Morgan unveils two limited-run models at Geneva show

Combined, a mere 58 versions of the British sportscar maker’s final Aero 8 – the Aero GT – and special-edition Plus 8 will be built

Morgan has launched a 50th Anniversary Special Edition Plus 8, as well as the final iteration of its Aero 8, at the Geneva Motor Show. Both will be built in limited numbers.

The former car will mark the final time that the long-serving BMW 4.8-litre V8 is used in the model. Denoting this, just 50 examples will be built. Launch images show blue livery reminiscent of Morgan’s first production Plus 8, and hand-finished yellow accents on the front grill, engine cover and rear towing eyes.

More than 6000 Plus 8s have been built to date, and this latest modest is capable of 0-62mph in 4.5 seconds and a top speed of 155mph.

Steve Morris, managing director of Morgan Motor Company, said: ‘This 50th Anniversary Special Edition is a fitting illustration of the Plus 8’s beauty and finesse, coupled with raw exhilaration and capability. Performance has underpinned every one of the Plus 8s that have driven out of our factory gates for 50 years, and we’re excited to reveal the car in full in Geneva.’

Morgan has also released the first images of its Aero GT. Replicating design elements from the race track, it features wing-top louvres and a rear diffuser in a bid to increase levels of downforce. Only eight – all of which have already been allocated – will be built, as Aero 8 production comes to an end.

The Aero GT features the BMW N62 V8, which produces 367bhp. This results in a 0-62mph dash of 4.5 seconds and top speed of 170mph. A carbon fibre hard-top roof will be available as an option, and the interior is hand finished with a series of coloured stitching and pinstripe accents. A variety of wood finishes is also available. Each car will be bespoke courtesy of the marque’s Special Projects division, and will be priced from £120,000 excluding taxes.

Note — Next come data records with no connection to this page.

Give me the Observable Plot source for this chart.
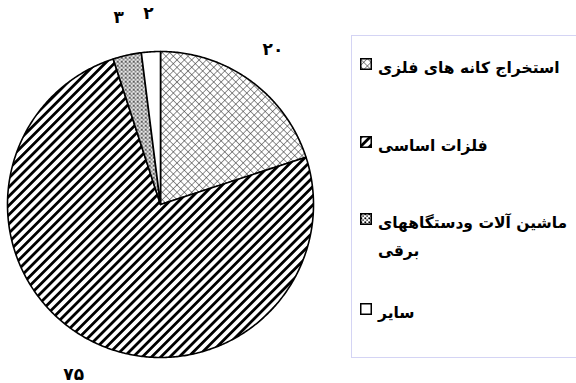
<!DOCTYPE html>
<html><head><meta charset="utf-8">
<script src="https://cdn.jsdelivr.net/npm/d3@7"></script>
<script src="https://cdn.jsdelivr.net/npm/@observablehq/plot@0.6"></script>
<style>
body{margin:0;background:#fff;}
#wrap{position:relative;width:576px;height:383px;overflow:hidden;background:#fff;}
#legend{position:absolute;left:351px;top:35px;width:240px;height:323px;border:1px solid #d4d4f4;box-sizing:border-box;font-family:"DejaVu Sans",sans-serif;font-weight:bold;font-size:15.5px;color:#000;}
.row{position:absolute;left:8px;display:flex;align-items:flex-start;line-height:28px;}
.row svg{flex:none;margin-top:4px;}
.txt{direction:rtl;text-align:left;margin-left:6px;white-space:nowrap;}
</style>
</head><body>
<svg width="0" height="0" style="position:absolute">
<defs>
<pattern id="p-cross" width="5.2" height="5.2" patternUnits="userSpaceOnUse" patternTransform="rotate(45)">
<rect width="5.2" height="5.2" fill="#fff"/>
<line x1="0" y1="0" x2="0" y2="5.2" stroke="#3a3a3a" stroke-width="1.1"/>
<line x1="0" y1="0" x2="5.2" y2="0" stroke="#3a3a3a" stroke-width="1.1"/>
</pattern>
<pattern id="p-hatch" width="6.5" height="6.5" patternUnits="userSpaceOnUse" patternTransform="rotate(45)">
<rect width="6.5" height="6.5" fill="#fff"/>
<rect x="0" y="0" width="2.8" height="6.5" fill="#000"/>
</pattern>
<pattern id="p-dots" width="4" height="4" patternUnits="userSpaceOnUse">
<rect width="4" height="4" fill="#fff"/>
<rect x="0.4" y="0.4" width="1.8" height="1.8" fill="#000"/>
<rect x="2.4" y="2.4" width="1.4" height="1.4" fill="#111"/>
</pattern>
<pattern id="p-none" width="4" height="4" patternUnits="userSpaceOnUse">
<rect width="4" height="4" fill="#fff"/>
</pattern>
</defs>
</svg>
<div id="wrap"><div id="chart"></div><div id="legend"></div></div>
<script>
// Data
const categories = ["استخراج کانه های فلزی", "فلزات اساسی", "ماشین آلات ودستگاههای برقی", "سایر"];
const legendLines = [["استخراج کانه های فلزی"], ["فلزات اساسی"], ["ماشین آلات ودستگاههای", "برقی"], ["سایر"]];
const values = [20, 75, 3, 2];
const valueLabels = ["۲۰", "۷۵", "۳", "۲"];
const patterns = ["url(#p-cross)", "url(#p-hatch)", "url(#p-dots)", "url(#p-none)"];

// Layout
const W = 576, H = 383, cx = 160, cy = 204, R = 153;
const labelRadius = 1.25;

const arcs = d3.pie().sort(null).value((d) => d)(values);
const points = [];
arcs.forEach((a, i) => {
  points.push({slice: categories[i], fill: patterns[i], x: 0, y: 0});
  const n = Math.max(2, Math.ceil((a.endAngle - a.startAngle) / 0.01));
  for (let k = 0; k <= n; k++) {
    const t = a.startAngle + (a.endAngle - a.startAngle) * k / n;
    points.push({slice: categories[i], fill: patterns[i], x: Math.sin(t), y: Math.cos(t)});
  }
});
const labels = arcs.map((a, i) => {
  const m = (a.startAngle + a.endAngle) / 2;
  return {text: valueLabels[i], x: labelRadius * Math.sin(m), y: labelRadius * Math.cos(m)};
});

const plot = Plot.plot({
  width: W, height: H,
  margin: 0,
  x: {domain: [-cx / R, (W - cx) / R], axis: null},
  y: {domain: [(cy - H) / R, cy / R], axis: null},
  color: {type: "identity"},
  marks: [
    Plot.line(points, {x: "x", y: "y", z: "slice", fill: "fill", stroke: "#000", strokeWidth: 1.6, strokeLinejoin: "round", curve: "linear-closed"}),
    Plot.text(labels, {x: "x", y: "y", text: "text", fontSize: 17, fontWeight: "bold", fontFamily: "DejaVu Sans", fill: "#000"})
  ]
});
document.getElementById("chart").appendChild(plot);

// Legend
const legend = document.getElementById("legend");
const rowTops = [18, 96, 173, 263];
categories.forEach((c, i) => {
  const row = document.createElement("div");
  row.className = "row";
  row.style.top = rowTops[i] + "px";
  row.innerHTML = `<svg width="12" height="12"><rect x="0.75" y="0.75" width="10.5" height="10.5" fill="${patterns[i]}" stroke="#000" stroke-width="1.5"/></svg>`;
  const t = document.createElement("div");
  t.className = "txt";
  t.innerHTML = legendLines[i].join("<br>");
  row.appendChild(t);
  legend.appendChild(row);
});
</script>
</body></html>
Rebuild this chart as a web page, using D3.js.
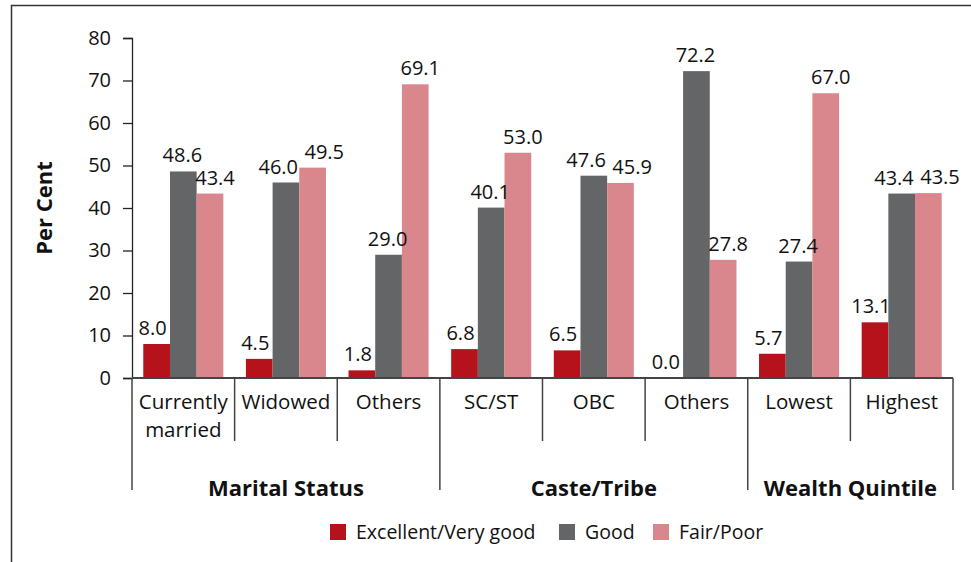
<!DOCTYPE html>
<meta charset="utf-8">
<script src="https://d3js.org/d3.v7.min.js"></script>
<style>
  body { margin: 0; background: #fff; }
  text { font-family: "Open Sans", sans-serif; fill: #111; }
</style>
<div id="my_dataviz"></div>
<script>

// categories and groups
var categories = ["Currently married", "Widowed", "Others", "SC/ST", "OBC", "Others ", "Lowest", "Highest"];
var groups = [
  {name: "Marital Status", from: 0, to: 2},
  {name: "Caste/Tribe", from: 3, to: 5},
  {name: "Wealth Quintile", from: 6, to: 7}
];
var seriesNames = ["Excellent/Very good", "Good", "Fair/Poor"];
var excellent = [8.0, 4.5, 1.8, 6.8, 6.5, 0.0, 5.7, 13.1];
var good      = [48.6, 46.0, 29.0, 40.1, 47.6, 72.2, 27.4, 43.4];
var fairPoor  = [43.4, 49.5, 69.1, 53.0, 45.9, 27.8, 67.0, 43.5];
var yTicks = [0, 10, 20, 30, 40, 50, 60, 70, 80];

var colors = ["#b5121b", "#646567", "#d9868c"];
var labelShift = [-4, -1, 5];

var width = 971, height = 562;
var plotLeft = 132, plotRight = 953, plotBottom = 378, plotTop = 38;

var svg = d3.select("#my_dataviz")
  .append("svg")
    .attr("width", width)
    .attr("height", height);

// frame
svg.append("path")
  .attr("d", "M11.5," + height + "V5.5H" + width)
  .attr("fill", "none")
  .attr("stroke", "#333")
  .attr("stroke-width", 1.5);

var x = d3.scaleBand()
  .domain(categories)
  .range([plotLeft, plotRight])
  .paddingInner(0.22)
  .paddingOuter(0.11);

var xs = d3.scaleBand()
  .domain(seriesNames)
  .range([0, x.bandwidth()]);

var y = d3.scaleLinear()
  .domain([0, 80])
  .range([plotBottom, plotTop]);

// Y axis
var yAxis = svg.append("g")
  .attr("transform", "translate(" + plotLeft + ",0)")
  .call(d3.axisLeft(y).tickValues(yTicks).tickSize(9).tickPadding(12));
yAxis.select(".domain").attr("stroke", "#222").attr("stroke-width", 1.3);
yAxis.selectAll(".tick line").attr("stroke", "#222").attr("stroke-width", 1.3);
yAxis.selectAll("text")
  .style("font-family", "Open Sans, sans-serif")
  .style("font-size", "20px")
  .attr("fill", "#111");

svg.append("text")
  .attr("transform", "translate(52,208) rotate(-90)")
  .attr("text-anchor", "middle")
  .style("font-size", "22px")
  .style("font-weight", "bold")
  .text("Per Cent");

// bars
var data = [excellent, good, fairPoor];
var labelW = 42;
categories.forEach(function(c, i) {
  var labels = data.map(function(vals, s) {
    var bx = x(c) + xs(seriesNames[s]);
    svg.append("rect")
      .attr("x", bx)
      .attr("y", y(vals[i]))
      .attr("width", xs.bandwidth())
      .attr("height", plotBottom - y(vals[i]))
      .attr("fill", colors[s]);
    return {x: bx + xs.bandwidth() / 2 + labelShift[s], y: y(vals[i]) - 9, t: vals[i].toFixed(1)};
  });
  // push apart neighbouring labels at similar heights
  for (var s = 0; s < 2; s++) {
    var a = labels[s], b = labels[s + 1];
    if (Math.abs(a.y - b.y) < 22 && b.x - a.x < labelW + 4) {
      var mid = (a.x + b.x) / 2, half = (labelW + 4) / 2;
      a.x = mid - half; b.x = mid + half;
    }
  }
  labels.forEach(function(l) {
    svg.append("text")
      .attr("x", l.x)
      .attr("y", l.y)
      .attr("text-anchor", "middle")
      .style("font-size", "20px")
      .text(l.t);
  });
});

// x axis line
svg.append("line")
  .attr("x1", plotLeft).attr("x2", plotRight)
  .attr("y1", plotBottom).attr("y2", plotBottom)
  .attr("stroke", "#444").attr("stroke-width", 2);

// separators between categories
var bounds = d3.range(categories.length + 1).map(function(i) {
  return plotLeft + i * (plotRight - plotLeft) / categories.length;
});
var groupEdges = [0];
groups.forEach(function(g) { groupEdges.push(g.to + 1); });
bounds.forEach(function(bx, i) {
  var isLong = groupEdges.indexOf(i) >= 0;
  svg.append("line")
    .attr("x1", bx).attr("x2", bx)
    .attr("y1", plotBottom).attr("y2", isLong ? 490 : 441)
    .attr("stroke", "#444").attr("stroke-width", 1.5);
});

// category labels
categories.forEach(function(c, i) {
  var cx = (bounds[i] + bounds[i + 1]) / 2;
  var words = c.trim() === "Currently married" ? ["Currently", "married"] : [c.trim()];
  words.forEach(function(w, k) {
    svg.append("text")
      .attr("x", cx)
      .attr("y", 409 + k * 28)
      .attr("text-anchor", "middle")
      .style("font-size", "20.5px")
      .text(w);
  });
});

// group labels
groups.forEach(function(g) {
  svg.append("text")
    .attr("x", (bounds[g.from] + bounds[g.to + 1]) / 2)
    .attr("y", 496)
    .attr("text-anchor", "middle")
    .style("font-size", "22px")
    .style("font-weight", "bold")
    .text(g.name);
});

// legend
var legendX = [330, 559, 653];
seriesNames.forEach(function(n, s) {
  svg.append("rect")
    .attr("x", legendX[s]).attr("y", 524)
    .attr("width", 16).attr("height", 16)
    .attr("fill", colors[s]);
  svg.append("text")
    .attr("x", legendX[s] + 26).attr("y", 539)
    .style("font-size", "19.5px")
    .text(n);
});

</script>
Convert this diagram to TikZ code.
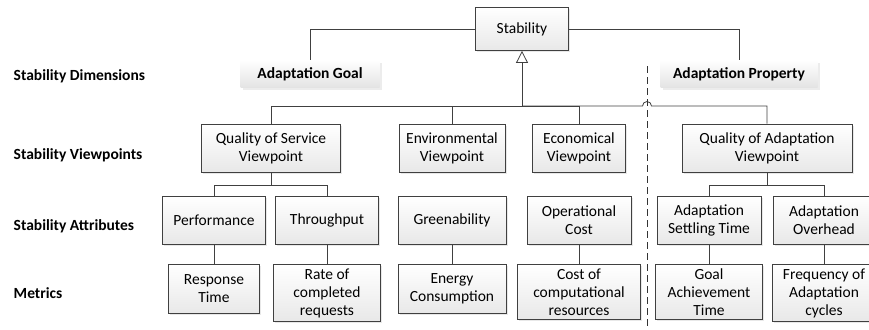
\documentclass[tikz,border=0pt]{standalone}
\usepackage{fontspec}
\setmainfont{Carlito}
\usetikzlibrary{arrows.meta,shadows}
\newcommand\labfont{\fontsize{15.5}{18}\selectfont}
\tikzset{box/.style={draw=black!75,line width=0.8pt,top color=white,bottom color=black!9,align=center,inner sep=4pt,
  drop shadow={opacity=0.18,shadow xshift=1.5pt,shadow yshift=-1.5pt}},
dimbox/.style={top color=white,bottom color=black!11,font=\labfont\bfseries,minimum height=27pt,
  drop shadow={opacity=0.15,shadow xshift=2pt,shadow yshift=-2pt}}}

\begin{document}
\begin{tikzpicture}[x=1pt,y=-1pt,font=\labfont,line width=0.8pt]
\useasboundingbox (0,0) rectangle (869,329);
% row labels
\foreach \t/\y in {Stability Dimensions/76,Stability Viewpoints/155,Stability Attributes/226,Metrics/293}
  \node[anchor=west,font=\labfont\bfseries] (lab\y) at (10,\y) {\t};
% top
\node[box,minimum width=93pt,minimum height=43pt] (stab) at (522,29) {Stability};
\node[dimbox,minimum width=139pt] (goal) at (310,74) {Adaptation Goal};
\node[dimbox,minimum width=157pt] (prop) at (739,74) {Adaptation Property};
\draw[black!75] (stab.west) -| (goal.north);\draw[black!75] (stab.east) -| (prop.north);
% viewpoints, attributes, metrics
\foreach \n/\x/\w/\t in {qos/271/139/Quality of Service\\Viewpoint,env/452/106/Environmental\\Viewpoint,
  eco/579/93/Economical\\Viewpoint,qoa/767/170/Quality of Adaptation\\Viewpoint}
  \node[box,minimum width=\w pt,minimum height=48pt] (\n) at (\x,148) {\t};
\foreach \n/\x/\w/\t in {perf/214/103/Performance,thr/327/103/Throughput,green/452/108/Greenability,
  opc/579/104/Operational\\Cost,settle/709/104/Adaptation\\Settling Time,ovh/824/102/Adaptation\\Overhead}
  \node[box,minimum width=\w pt,minimum height=48pt] (\n) at (\x,220) {\t};
\foreach \n/\a/\x/\w/\t in {resp/perf/214/91/Response\\Time,rate/thr/327/107/Rate of\\completed\\requests,
  energy/green/452/108/Energy\\Consumption,cost/opc/579/123/Cost of\\computational\\resources,
  goalt/settle/709/107/Goal\\Achievement\\Time,freq/ovh/824/104/Frequency of\\Adaptation\\cycles}
  {\node[box,anchor=north,minimum width=\w pt,minimum height=49pt] (\n) at (\x,264) {\t};
   \draw[black!75] (\a) -- (\n);}
% inheritance bus
\coordinate (hub) at (522,106);\coordinate (dtop) at (647,66);\coordinate (dbot) at (647,329);
\draw[black!75,-{Triangle[open,width=12pt,length=12pt,line width=0.8pt]}] (hub) -- (stab);
\draw[black!75] (hub) -| (qos);\draw[black!75] (hub) -| (env);\draw[black!75] (hub) -| (eco);
\draw[black!75] (hub) -- ([xshift=-4.5pt]dtop |- hub) arc[start angle=180,end angle=0,radius=4.5pt] -| (qoa);
\draw[black!80,dash pattern=on 7pt off 4pt] (dtop) -- (dbot);
% sub trees
\draw[black!75] (qos) -- ++(0,37) coordinate (qj) -| (perf);\draw[black!75] (qj) -| (thr);
\draw[black!75] (qoa) -- ++(0,37) coordinate (aj) -| (settle);\draw[black!75] (aj) -| (ovh);
\end{tikzpicture}
\end{document}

Head of design Jon Wells said: ‘The Aero GT, unlike its predecessors, adopts an unconventionally aggressive aesthetic. However, a purist approach to achieving a design in which “form follows function” has been rigidly adhered to. This is most apparent in the new additions to the bodywork.

‘The additional wing-top louvres, side impressions and dramatic rear diffuser have all been tested extensively to ensure they work together to reduce drag and increase road-holding capability. The merits of these additions were first unearthed during the early development phases of the 2015 Aero 8, while we were exploring the requirements of a more aerodynamically efficient Aero. This was a key requirement of the initial Aero 8 brief.’